FBI Report: Bank Robberies Decrease

Bank robberies and other crimes against financial institutions have decreased slightly, according to the latest report from the Federal Bureau of Investigation (FBI).

There were 1,212 reported crimes against banking institutions in the third quarter of 2009, according to the FBI's bank crime statistics -- a decrease from 1,378 crimes reported for the same time period in 2008.

According to the FBI, there were 1,184 robberies and 28 burglaries reported between July 1 and September 30, 2009. No larcenies or extortions were reported in that time period as violations of the Federal Bank Robbery and Incidental Crimes Statue.

Report Highlights

Among the highlights of the latest FBI report:

Money was taken in 90 percent of the incidents, totaling more than $9.4 million.
Of the money taken, 22 percent of it was recovered. More than $2.2 million was returned to financial institutions.
Bank crimes most frequently occurred on Friday. Regardless of the day, the time frame when bank crimes occurred most frequently was between 9:00 a.m. and 11:00 a.m.
Acts of violence were committed in 5 percent of the incidents, resulting in 26 injuries, five deaths (perpetrators), and 32 persons being taken hostage.
The most common methods used were oral demands, closely followed by demand notes.
Most violations occurred in the southern region of the U.S., with 492 reported incidents.

Not all bank crimes are reported to the FBI, so these numbers don't reflect all bank crimes that happened. The complete report is available from the FBI.

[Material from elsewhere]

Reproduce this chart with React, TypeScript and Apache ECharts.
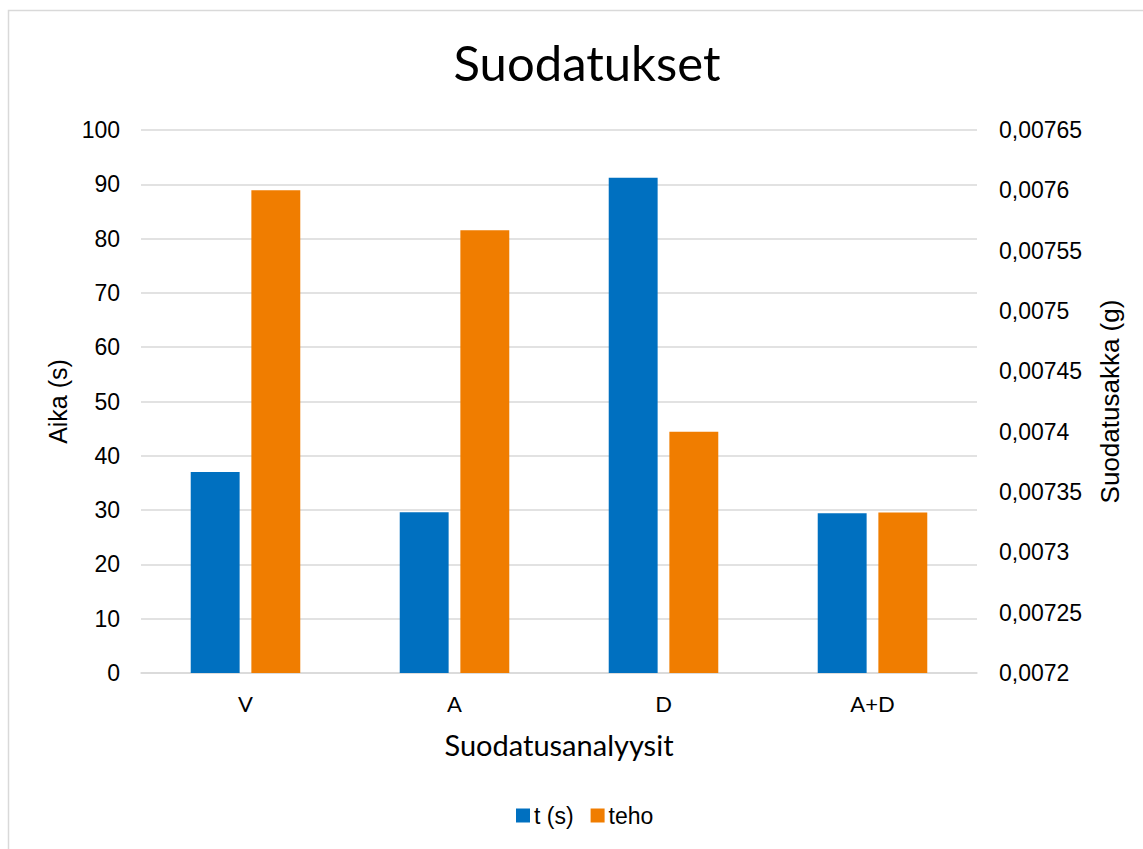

To learn more about SafeCatch, the FBI's new approach to deterring bank robberies, see this recent interview with Special Agent Larry Carr.


About the Author

Linda McGlasson

Linda McGlasson

Managing Editor

Linda McGlasson is a seasoned writer and editor with 20 years of experience in writing for corporations, business publications and newspapers. She has worked in the Financial Services industry for more than 12 years. Most recently Linda headed information security awareness and training and the Computer Incident Response Team for Securities Industry Automation Corporation (SIAC), a subsidiary of the NYSE Group (NYX). As part of her role she developed infosec policy, developed new awareness testing and led the company's incident response team. In the last two years she's been involved with the Financial Services Information Sharing Analysis Center (FS-ISAC), editing its quarterly member newsletter and identifying speakers for member meetings.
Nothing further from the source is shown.